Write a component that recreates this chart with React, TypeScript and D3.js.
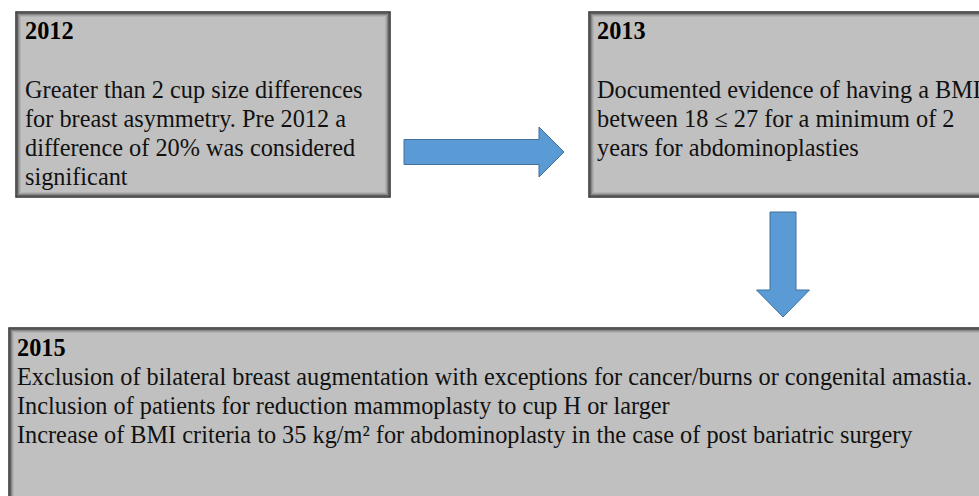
import React, { useEffect } from "react";
import * as d3 from "d3";

// box contents
const years = ["2012", "2013", "2015"];
const box2012Lines = [
  "Greater than 2 cup size differences",
  "for breast asymmetry. Pre 2012 a",
  "difference of 20% was considered",
  "significant",
];
const box2013Lines = [
  "Documented evidence of having a BMI",
  "between 18 \u2264 27 for a minimum of 2",
  "years for abdominoplasties",
];
const box2015Lines = [
  "Exclusion of bilateral breast augmentation with exceptions for cancer/burns or congenital amastia.",
  "Inclusion of patients for reduction mammoplasty to cup H or larger",
  "Increase of BMI criteria to 35 kg/m\u00b2 for abdominoplasty in the case of post bariatric surgery",
];

const W = 979;
const H = 496;
const LINE_H = 29;
const FONT_SIZE = 24.3;

// layout (pixels)
const boxes = [
  { x: 16, y: 12, w: 374, h: 185, titleY: 39, bodyY: 98, textX: 25, lines: box2012Lines },
  { x: 589, y: 12, w: 420, h: 185, titleY: 39, bodyY: 98, textX: 597, lines: box2013Lines },
  { x: 9, y: 328, w: 1000, h: 200, titleY: 356, bodyY: 385, textX: 17, lines: box2015Lines },
];

// inner shadow rings, outermost first
const shadeRings = [0.5, 0.3, 0.16, 0.07];

const line = d3.line();

function rightArrow(x0: number, x1: number, headX: number, cy: number, shaftH: number, headH: number) {
  const pts: [number, number][] = [
    [x0, cy - shaftH / 2],
    [headX, cy - shaftH / 2],
    [headX, cy - headH / 2],
    [x1, cy],
    [headX, cy + headH / 2],
    [headX, cy + shaftH / 2],
    [x0, cy + shaftH / 2],
  ];
  return line(pts) + "Z";
}

function downArrow(y0: number, y1: number, headY: number, cx: number, shaftW: number, headW: number) {
  const pts: [number, number][] = [
    [cx - shaftW / 2, y0],
    [cx + shaftW / 2, y0],
    [cx + shaftW / 2, headY],
    [cx + headW / 2, headY],
    [cx, y1],
    [cx - headW / 2, headY],
    [cx - shaftW / 2, headY],
  ];
  return line(pts) + "Z";
}

export default function App() {
  useEffect(() => {
    document.body.style.margin = "0";
    document.body.style.overflow = "hidden";
  }, []);

  return (
    <div style={{ fontFamily: '"Liberation Serif"' }}>
      <svg width={W} height={H} style={{ display: "block", background: "#fff" }}>
        {boxes.map((b, i) => (
          <g key={years[i]}>
            <rect x={b.x} y={b.y} width={b.w} height={b.h} fill="#c0c0c0" />
            {shadeRings.map((op, k) => (
              <rect
                key={k}
                x={b.x + 1.5 + k}
                y={b.y + 1.5 + k}
                width={b.w - 3 - 2 * k}
                height={b.h - 3 - 2 * k}
                fill="none"
                stroke="#000"
                strokeOpacity={op}
                strokeWidth={1}
              />
            ))}
            <rect x={b.x} y={b.y} width={b.w} height={b.h} fill="none" stroke="#2e2e2e" strokeWidth={1.5} />
            <text x={b.textX} y={b.titleY} fontSize={FONT_SIZE} fontWeight="bold" fill="#000">
              {years[i]}
            </text>
            {b.lines.map((t, j) => (
              <text key={j} x={b.textX} y={b.bodyY + j * LINE_H} fontSize={FONT_SIZE} fill="#111">
                {t}
              </text>
            ))}
          </g>
        ))}

        <path d={rightArrow(404, 564, 539, 152, 25, 50)} fill="#5b9bd5" stroke="#41719c" strokeWidth={1} />
        <path d={downArrow(212, 317, 290, 783, 26, 53)} fill="#5b9bd5" stroke="#41719c" strokeWidth={1} />
      </svg>
    </div>
  );
}
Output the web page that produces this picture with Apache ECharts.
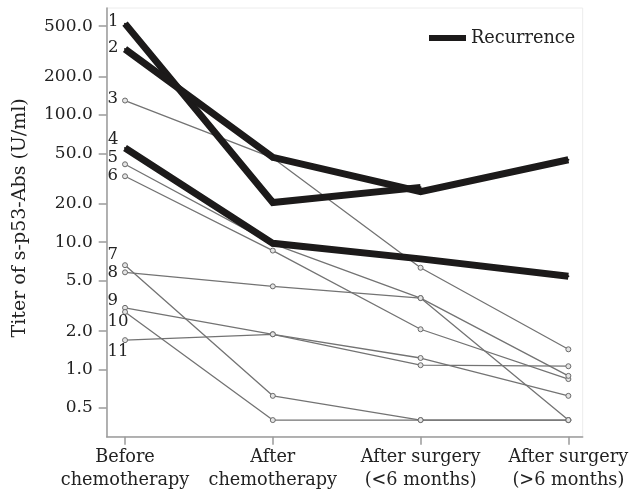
<!DOCTYPE html>
<html>
<head>
<meta charset="utf-8">
<script src="https://cdn.jsdelivr.net/npm/echarts@6/dist/echarts.min.js"></script>
<style>
html,body{margin:0;padding:0;background:#fff;}
#chart{width:629px;height:491px;}
</style>
</head>
<body>
<div id="chart"></div>
<script>
// ---- data ----
const categories = ['Before\nchemotherapy', 'After\nchemotherapy', 'After surgery\n(<6 months)', 'After surgery\n(>6 months)'];
const yTicks = [0.5, 1, 2, 5, 10, 20, 50, 100, 200, 500];
const patientIds = ['1','2','3','4','5','6','7','8','9','10','11'];
const recurrence = ['1','2','4'];
const patient1  = [523, 20.5, 27, null];
const patient2  = [330, 46.5, 25, 44.5];
const patient3  = [130, 46, 6.3, 1.44];
const patient4  = [55, 9.8, 7.4, 5.4];
const patient5  = [41, 9.7, 3.64, 0.40];
const patient6  = [33, 8.6, 2.07, 0.84];
const patient7  = [6.6, 0.62, 0.40, 0.40];
const patient8  = [5.8, 4.5, 3.64, 0.89];
const patient9  = [3.05, 1.89, 1.23, 0.62];
const patient10 = [2.83, 0.40, 0.40, 0.40];
const patient11 = [1.70, 1.89, 1.08, 1.06];
const patients = [patient1, patient2, patient3, patient4, patient5, patient6, patient7, patient8, patient9, patient10, patient11];

// label vertical nudges (style only)
const labelDy = [-2, -1.6, -1, -8, -6, 0, -10, 0.6, -7, 10, 12];

const FONT = 'DejaVu Serif';
const chart = echarts.init(document.getElementById('chart'), null, {renderer: 'canvas'});

const series = patients.map((vals, i) => {
  const id = patientIds[i];
  const isRec = recurrence.includes(id);
  const symSize = isRec ? 2 : 5;
  const data = vals.map((v, j) => {
    const item = {value: [j, v]};
    if (j === 0) {
      item.label = {
        show: true,
        formatter: id,
        position: [symSize / 2 - 17, symSize / 2 + labelDy[i]],
        align: 'left',
        verticalAlign: 'middle',
        fontFamily: FONT,
        fontSize: 16.5,
        color: '#222'
      };
    }
    return item;
  });
  if (isRec) {
    return {
      name: 'Recurrence',
      type: 'line',
      data: data,
      z: 5,
      symbol: 'circle',
      symbolSize: symSize,
      showSymbol: true,
      connectNulls: false,
      lineStyle: {color: '#1c1a1a', width: 7, join: 'miter', cap: 'butt'},
      itemStyle: {color: '#1c1a1a'},
      emphasis: {disabled: true},
      animation: false
    };
  }
  return {
    name: 'Patient ' + id,
    type: 'line',
    data: data,
    z: 3,
    symbol: 'circle',
    symbolSize: symSize,
    showSymbol: true,
    lineStyle: {color: '#737373', width: 1.3},
    itemStyle: {color: '#e4e4e4', borderColor: '#6a6a6a', borderWidth: 1},
    emphasis: {disabled: true},
    animation: false
  };
});

const option = {
  backgroundColor: '#fff',
  animation: false,
  grid: {
    left: 106.7, right: 46.3, top: 8, bottom: 54.3,
    containLabel: false, outerBoundsMode: 'none',
    show: true, borderColor: '#ececec', borderWidth: 1
  },
  legend: {
    data: ['Recurrence'],
    left: 429, top: 28,
    padding: 0,
    icon: 'rect',
    itemWidth: 37, itemHeight: 6,
    itemGap: 8,
    selectedMode: false,
    itemStyle: {color: '#1c1a1a'},
    textStyle: {fontFamily: FONT, fontSize: 17.7, color: '#222', lineHeight: 20}
  },
  xAxis: {
    type: 'value',
    min: -0.124, max: 3.097,
    splitLine: {show: false},
    axisLine: {show: true, onZero: false, lineStyle: {color: '#9a9a9a', width: 1.5}},
    axisTick: {show: true, length: 8, customValues: [0, 1, 2, 3], lineStyle: {color: '#9a9a9a', width: 1.5}},
    axisLabel: {
      customValues: [0, 1, 2, 3],
      formatter: v => categories[Math.round(v)],
      fontFamily: FONT, fontSize: 17.7, color: '#222', lineHeight: 23, margin: 9
    }
  },
  yAxis: {
    type: 'log',
    logBase: 10,
    min: 0.296, max: 694,
    name: 'Titer of s-p53-Abs (U/ml)',
    nameLocation: 'middle',
    nameGap: 77,
    nameTextStyle: {fontFamily: FONT, fontSize: 19, color: '#222', padding: [0, 0, 0, 9]},
    splitLine: {show: false},
    minorTick: {show: false},
    axisLine: {show: true, onZero: false, lineStyle: {color: '#9a9a9a', width: 1.5}},
    axisTick: {show: true, length: 8, customValues: yTicks, lineStyle: {color: '#9a9a9a', width: 1.5}},
    axisLabel: {
      customValues: yTicks,
      formatter: v => Number(v).toFixed(1),
      fontFamily: FONT, fontSize: 17, color: '#222', margin: 14
    }
  },
  series: series
};
chart.setOption(option);
</script>
</body>
</html>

## [REQUIREMENTS]
Exactly restate the lines from the beginning of the data through the line with "import * as", and no others, keeping pictures out.

## [COMPLETE OUTPUT]
Write a component that recreates this chart with React, TypeScript and D3.js.
import React, { useEffect } from "react";
import * as d3 from "d3";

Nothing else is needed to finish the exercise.